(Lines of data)
..............................

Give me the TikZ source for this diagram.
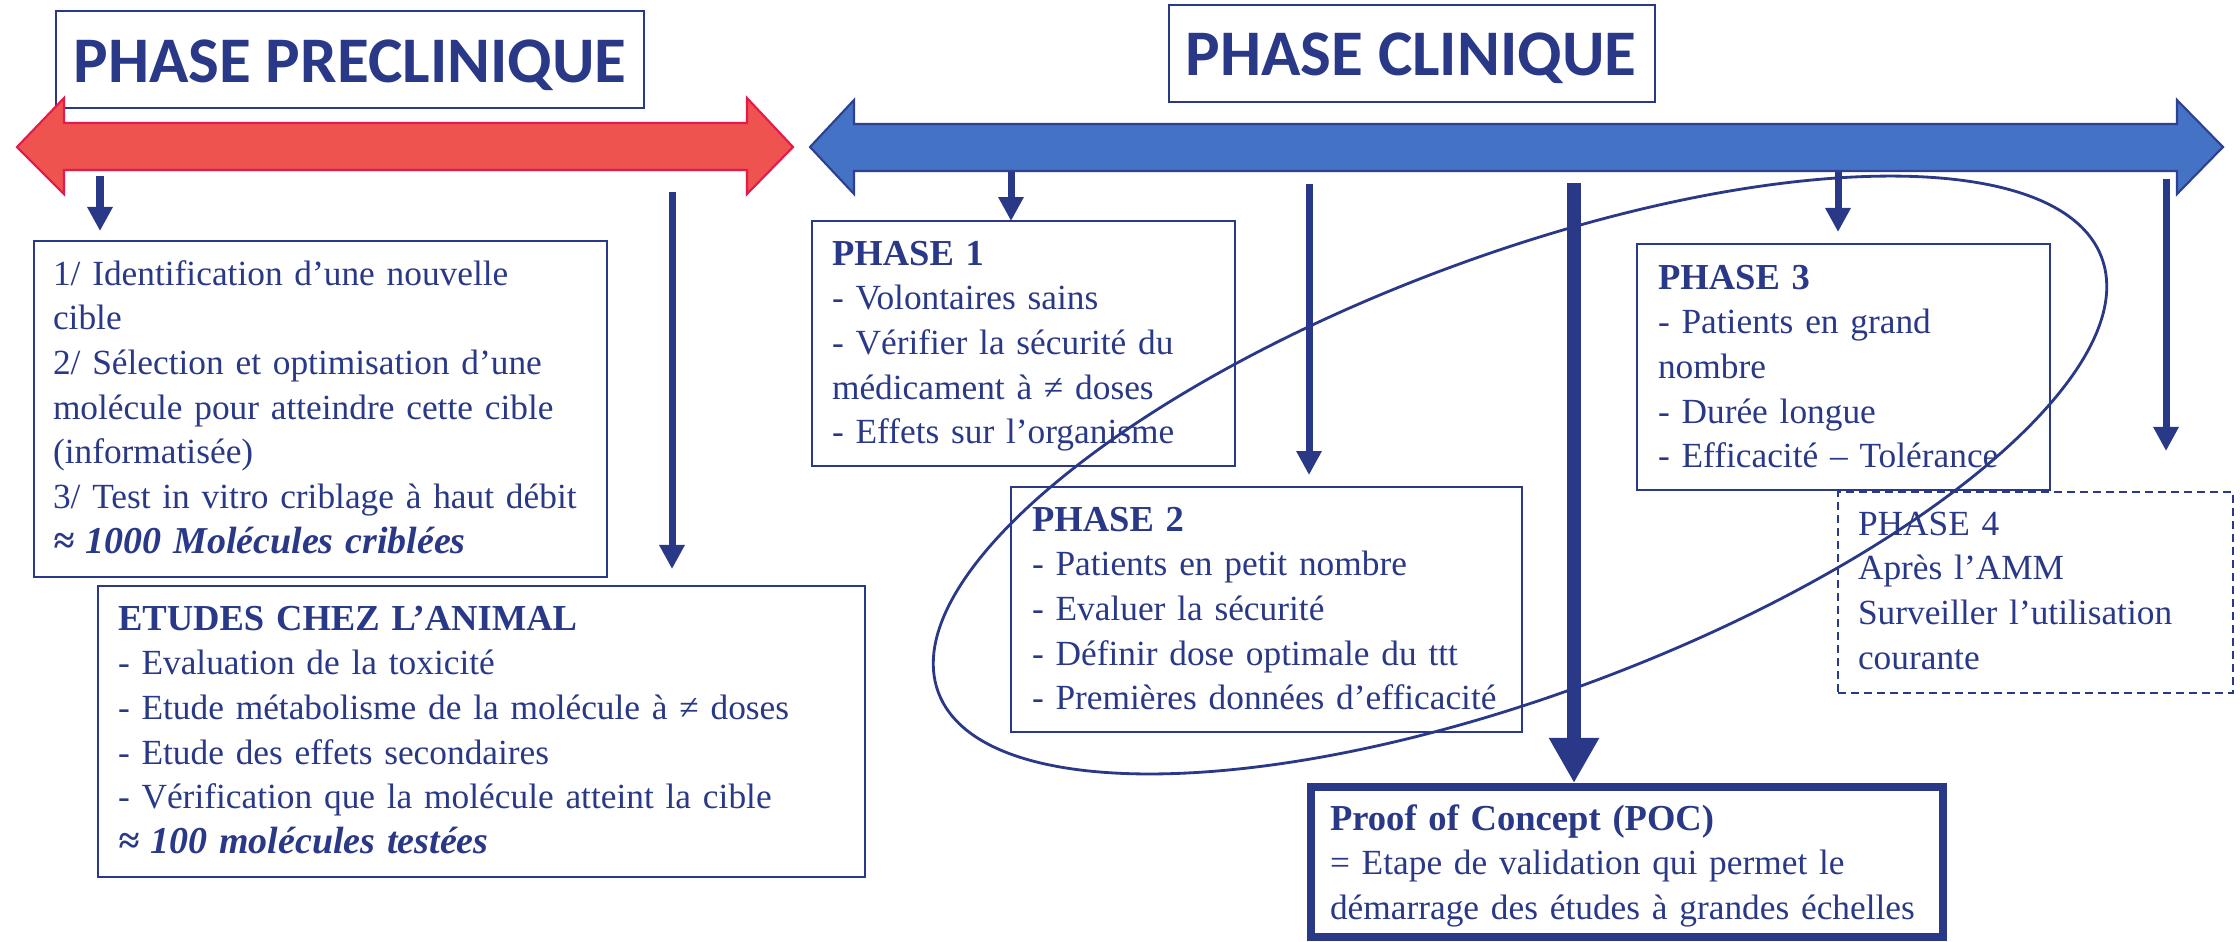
\documentclass[tikz,border=0pt]{standalone}
\usepackage{fontspec}
\setmainfont{Liberation Serif}
\newfontfamily\titlefont{Carlito}
\usetikzlibrary{arrows.meta}
\definecolor{navy}{RGB}{41,56,135}
\definecolor{bluefill}{RGB}{68,114,196}
\definecolor{blueline}{RGB}{45,64,145}
\definecolor{redfill}{RGB}{239,83,80}
\definecolor{redline}{RGB}{228,26,74}
\newcommand{\hdline}[1]{{\fontsize{10.4pt}{12.72pt}\selectfont\bfseries #1}}
\newcommand{\biline}[1]{{\fontsize{10.8pt}{12.72pt}\selectfont\bfseries\itshape #1}}
\begin{document}
\begin{tikzpicture}[x=0.01cm,y=-0.01cm,
  box/.style={draw=navy, line width=0.55pt, anchor=north west, inner sep=0pt, outer sep=0pt},
  txt/.style={anchor=base west, inner sep=0pt, outer sep=0pt, text width=8cm, align=left, text=navy, font=\fontsize{10.05pt}{12.72pt}\selectfont},
  ttl/.style={anchor=base, inner sep=0pt, text=navy, font=\titlefont\bfseries\fontsize{18.5pt}{20pt}\selectfont},
  arr/.style={draw=navy, line width=0.07cm, -{Triangle[width=0.24cm,length=0.24cm]}},
  pocarr/.style={draw=navy, line width=0.14cm, -{Triangle[width=0.47cm,length=0.45cm]}},
  ell/.style={draw=navy, line width=0.8pt},
]
\useasboundingbox (0,0) rectangle (2240,941);

% title boxes
\node[box, fill=white, minimum width=5.88cm, minimum height=0.97cm] (tPre) at (56,11) {};
\node[box, fill=white, minimum width=4.86cm, minimum height=0.97cm] (tCli) at (1169,5) {};
\node[ttl] (tPreT) at (350,82) {PHASE PRECLINIQUE};
\node[ttl] (tCliT) at (1411,75) {PHASE CLINIQUE};

% timeline arrows
\draw[draw=redline, fill=redfill, line width=0.6pt, line join=miter]
  (17,147) -- (64,98) -- (64,123) -- (747,123) -- (747,98) -- (793,147)
  -- (747,194) -- (747,170) -- (64,170) -- (64,194) -- cycle;
\draw[draw=blueline, fill=bluefill, line width=0.6pt, line join=miter]
  (810,147) -- (854,100) -- (854,124) -- (2177,124) -- (2177,100) -- (2223,147)
  -- (2177,194) -- (2177,171) -- (854,171) -- (854,194) -- cycle;

% boxes
\node[box, minimum width=5.73cm, minimum height=3.36cm] (b1) at (34,241) {};
\node[box, minimum width=7.67cm, minimum height=2.91cm] (bA) at (98,586) {};
\node[box, minimum width=4.23cm, minimum height=2.45cm] (p1) at (812,221) {};
\node[box, minimum width=5.11cm, minimum height=2.45cm] (p2) at (1011,487) {};
\node[box, minimum width=4.13cm, minimum height=2.46cm] (p3) at (1637,244) {};
\node[box, dash pattern=on 0.08cm off 0.05cm, minimum width=3.95cm, minimum height=2.01cm] (p4) at (1838,492) {};
\node[box, line width=0.08cm, minimum width=6.32cm, minimum height=1.50cm] (poc) at (1311,787) {};

% ellipse
\draw[ell, rotate around={20.5:(1520,475)}] (1520,475) ellipse [x radius=621, y radius=219];

% arrow starts
\coordinate (s0) at (100,176);
\coordinate (sA) at (672,192);
\coordinate (s1) at (1011,172);
\coordinate (s2) at (1309,184);
\coordinate (sP) at (1574,183);
\coordinate (s3) at (1838,172);
\coordinate (s4) at (2166,179);

\draw[arr, shorten >=0.1cm] (s0) -- (s0 |- b1.north);
\draw[arr, shorten >=0.17cm] (sA) -- (sA |- bA.north);
\draw[arr] (s1) -- (s1 |- p1.north);
\draw[arr, shorten >=0.12cm] (s2) -- (s2 |- p2.north);
\draw[pocarr, shorten >=0.04cm] (sP) -- (sP |- poc.north);
\draw[arr, shorten >=0.12cm] (s3) -- (s3 |- p3.north);
\draw[arr, shorten >=0.41cm] (s4) -- (s4 |- p4.north);

% texts
\node[txt] (b1T) at (53,285) {1/ Identification d’une nouvelle\\cible\\2/ Sélection et optimisation d’une\\molécule pour atteindre cette cible\\(informatisée)\\3/ Test in vitro criblage à haut débit\\\biline{≈ 1000 Molécules criblées}};
\node[txt] (bAT) at (118,630) {\hdline{ETUDES CHEZ L’ANIMAL}\\- Evaluation de la toxicité\\- Etude métabolisme de la molécule à ≠ doses\\- Etude des effets secondaires\\- Vérification que la molécule atteint la cible\\\biline{≈ 100 molécules testées}};
\node[txt] (p1T) at (832,265) {\hdline{PHASE 1}\\- Volontaires sains\\- Vérifier la sécurité du\\médicament à ≠ doses\\- Effets sur l’organisme};
\node[txt] (p2T) at (1032,531) {\hdline{PHASE 2}\\- Patients en petit nombre\\- Evaluer la sécurité\\- Définir dose optimale du ttt\\- Premières données d’efficacité};
\node[txt] (p3T) at (1658,289) {\hdline{PHASE 3}\\- Patients en grand\\nombre\\- Durée longue\\- Efficacité – Tolérance};
\node[txt] (p4T) at (1858,535) {PHASE 4\\Après l’AMM\\Surveiller l’utilisation\\courante};
\node[txt] (pocT) at (1330,830) {\hdline{Proof of Concept (POC)}\\= Etape de validation qui permet le\\démarrage des études à grandes échelles};
\end{tikzpicture}
\end{document}
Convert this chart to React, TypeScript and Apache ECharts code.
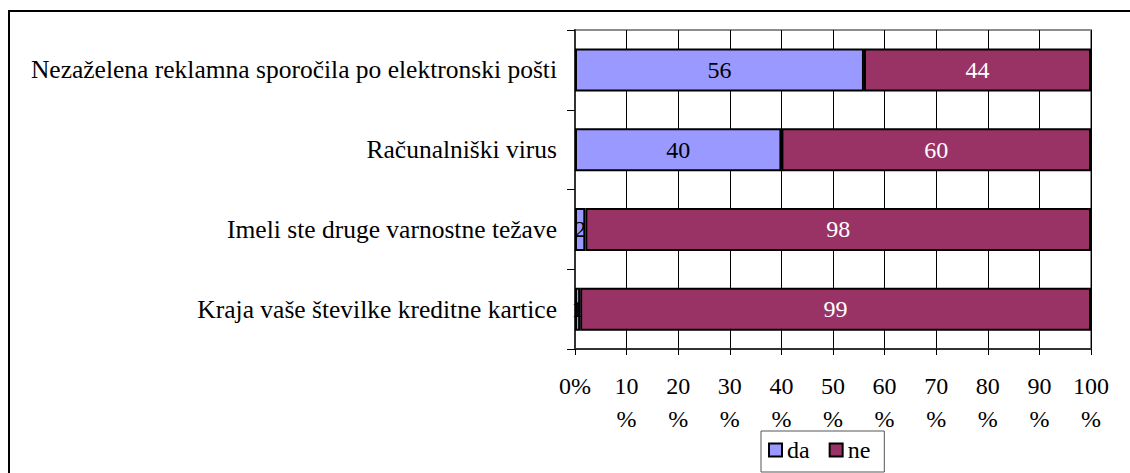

..............................

__Task details__.
Without including any picture, retype the entries exactly.

__Reply to the exercise__.
Give me the TikZ source for this diagram.
\documentclass[tikz,border=0pt]{standalone}
\usepackage{fontspec}
\setmainfont{Liberation Serif}
\newfontfamily\titlefont{Carlito}
\usetikzlibrary{arrows.meta}
\definecolor{navy}{RGB}{41,56,135}
\definecolor{bluefill}{RGB}{68,114,196}
\definecolor{blueline}{RGB}{45,64,145}
\definecolor{redfill}{RGB}{239,83,80}
\definecolor{redline}{RGB}{228,26,74}
\newcommand{\hdline}[1]{{\fontsize{10.4pt}{12.72pt}\selectfont\bfseries #1}}
\newcommand{\biline}[1]{{\fontsize{10.8pt}{12.72pt}\selectfont\bfseries\itshape #1}}
\begin{document}
\begin{tikzpicture}[x=0.01cm,y=-0.01cm,
  box/.style={draw=navy, line width=0.55pt, anchor=north west, inner sep=0pt, outer sep=0pt},
  txt/.style={anchor=base west, inner sep=0pt, outer sep=0pt, text width=8cm, align=left, text=navy, font=\fontsize{10.05pt}{12.72pt}\selectfont},
  ttl/.style={anchor=base, inner sep=0pt, text=navy, font=\titlefont\bfseries\fontsize{18.5pt}{20pt}\selectfont},
  arr/.style={draw=navy, line width=0.07cm, -{Triangle[width=0.24cm,length=0.24cm]}},
  pocarr/.style={draw=navy, line width=0.14cm, -{Triangle[width=0.47cm,length=0.45cm]}},
  ell/.style={draw=navy, line width=0.8pt},
]
\useasboundingbox (0,0) rectangle (2240,941);

% title boxes
\node[box, fill=white, minimum width=5.88cm, minimum height=0.97cm] (tPre) at (56,11) {};
\node[box, fill=white, minimum width=4.86cm, minimum height=0.97cm] (tCli) at (1169,5) {};
\node[ttl] (tPreT) at (350,82) {PHASE PRECLINIQUE};
\node[ttl] (tCliT) at (1411,75) {PHASE CLINIQUE};

% timeline arrows
\draw[draw=redline, fill=redfill, line width=0.6pt, line join=miter]
  (17,147) -- (64,98) -- (64,123) -- (747,123) -- (747,98) -- (793,147)
  -- (747,194) -- (747,170) -- (64,170) -- (64,194) -- cycle;
\draw[draw=blueline, fill=bluefill, line width=0.6pt, line join=miter]
  (810,147) -- (854,100) -- (854,124) -- (2177,124) -- (2177,100) -- (2223,147)
  -- (2177,194) -- (2177,171) -- (854,171) -- (854,194) -- cycle;

% boxes
\node[box, minimum width=5.73cm, minimum height=3.36cm] (b1) at (34,241) {};
\node[box, minimum width=7.67cm, minimum height=2.91cm] (bA) at (98,586) {};
\node[box, minimum width=4.23cm, minimum height=2.45cm] (p1) at (812,221) {};
\node[box, minimum width=5.11cm, minimum height=2.45cm] (p2) at (1011,487) {};
\node[box, minimum width=4.13cm, minimum height=2.46cm] (p3) at (1637,244) {};
\node[box, dash pattern=on 0.08cm off 0.05cm, minimum width=3.95cm, minimum height=2.01cm] (p4) at (1838,492) {};
\node[box, line width=0.08cm, minimum width=6.32cm, minimum height=1.50cm] (poc) at (1311,787) {};

% ellipse
\draw[ell, rotate around={20.5:(1520,475)}] (1520,475) ellipse [x radius=621, y radius=219];

% arrow starts
\coordinate (s0) at (100,176);
\coordinate (sA) at (672,192);
\coordinate (s1) at (1011,172);
\coordinate (s2) at (1309,184);
\coordinate (sP) at (1574,183);
\coordinate (s3) at (1838,172);
\coordinate (s4) at (2166,179);

\draw[arr, shorten >=0.1cm] (s0) -- (s0 |- b1.north);
\draw[arr, shorten >=0.17cm] (sA) -- (sA |- bA.north);
\draw[arr] (s1) -- (s1 |- p1.north);
\draw[arr, shorten >=0.12cm] (s2) -- (s2 |- p2.north);
\draw[pocarr, shorten >=0.04cm] (sP) -- (sP |- poc.north);
\draw[arr, shorten >=0.12cm] (s3) -- (s3 |- p3.north);
\draw[arr, shorten >=0.41cm] (s4) -- (s4 |- p4.north);

% texts
\node[txt] (b1T) at (53,285) {1/ Identification d’une nouvelle\\cible\\2/ Sélection et optimisation d’une\\molécule pour atteindre cette cible\\(informatisée)\\3/ Test in vitro criblage à haut débit\\\biline{≈ 1000 Molécules criblées}};
\node[txt] (bAT) at (118,630) {\hdline{ETUDES CHEZ L’ANIMAL}\\- Evaluation de la toxicité\\- Etude métabolisme de la molécule à ≠ doses\\- Etude des effets secondaires\\- Vérification que la molécule atteint la cible\\\biline{≈ 100 molécules testées}};
\node[txt] (p1T) at (832,265) {\hdline{PHASE 1}\\- Volontaires sains\\- Vérifier la sécurité du\\médicament à ≠ doses\\- Effets sur l’organisme};
\node[txt] (p2T) at (1032,531) {\hdline{PHASE 2}\\- Patients en petit nombre\\- Evaluer la sécurité\\- Définir dose optimale du ttt\\- Premières données d’efficacité};
\node[txt] (p3T) at (1658,289) {\hdline{PHASE 3}\\- Patients en grand\\nombre\\- Durée longue\\- Efficacité – Tolérance};
\node[txt] (p4T) at (1858,535) {PHASE 4\\Après l’AMM\\Surveiller l’utilisation\\courante};
\node[txt] (pocT) at (1330,830) {\hdline{Proof of Concept (POC)}\\= Etape de validation qui permet le\\démarrage des études à grandes échelles};
\end{tikzpicture}
\end{document}
Convert this chart to React, TypeScript and Apache ECharts code.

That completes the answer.